People with epilepsy can experience reduced access to health and life insurance, a withholding of the opportunity to obtain a driving license, and barriers to enter particular occupations, among other limitations. In many countries legislation reflects centuries of misunderstanding about epilepsy. For example:
- In both China and India, epilepsy is commonly viewed as a reason for prohibiting or annulling marriages.
- In the United Kingdom, laws which permitted the annulment of a marriage on the grounds of epilepsy were not amended until 1971.
- In the United States of America, until the 1970s, it was legal to deny people with seizures access to restaurants, theatres, recreational centres and other public buildings.
Legislation based on internationally accepted human rights standards can prevent discrimination and rights violations, improve access to health-care services, and raise the quality of life for people with epilepsy.
WHO and its partners recognize that epilepsy is a major public health concern. As an initiative established in 1997, WHO, the International League Against Epilepsy (ILAE) and the International Bureau for Epilepsy (IBE) are carrying out a global campaign – “Out of the Shadows” – to provide better information and raise awareness about epilepsy and strengthen public and private efforts to improve care and reduce the disorder's impact.
This, as well as other WHO projects on epilepsy, have shown that there are simple, cost-effective ways to treat epilepsy in resource-poor settings, thereby significantly reducing treatment gaps. For example, a project carried out in China resulted in treatment gap reductions of 13% over 1 year and significant improvements in access to care for people with epilepsy.
Projects which aim to reduce the treatment gap and morbidity of people with epilepsy, to train and educate health professionals, to dispel stigma, to identify potential prevention strategies, and to develop models integrating epilepsy control into local health systems are ongoing in many countries.
In particular, the WHO Programme on Reducing the Epilepsy Treatment Gap and the Mental Health Gap Action Programme (mhGAP) currently seek to achieve these goals in Ghana, Mozambique, Myanmar and Viet Nam.
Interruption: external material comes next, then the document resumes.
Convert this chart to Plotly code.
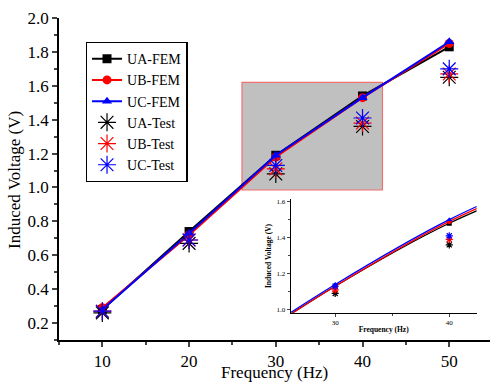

These projects combine several innovative strategies. They focus on expanding the skills of primary care and non-specialist health professionals at the community level to diagnose, treat and follow up people with epilepsy. It will mobilize the community to better support people with epilepsy and their families.
(1) Megiddo I, Colson A, Chisholm D, Dua T, Nandi A, and Laxminarayan R (2016). Health and economic benefits of public financing of epilepsy treatment in India: An agent-based simulation model. Epilepsia Official Journal of the International League Against Epilepsy doi: 10.1111/epi.13294.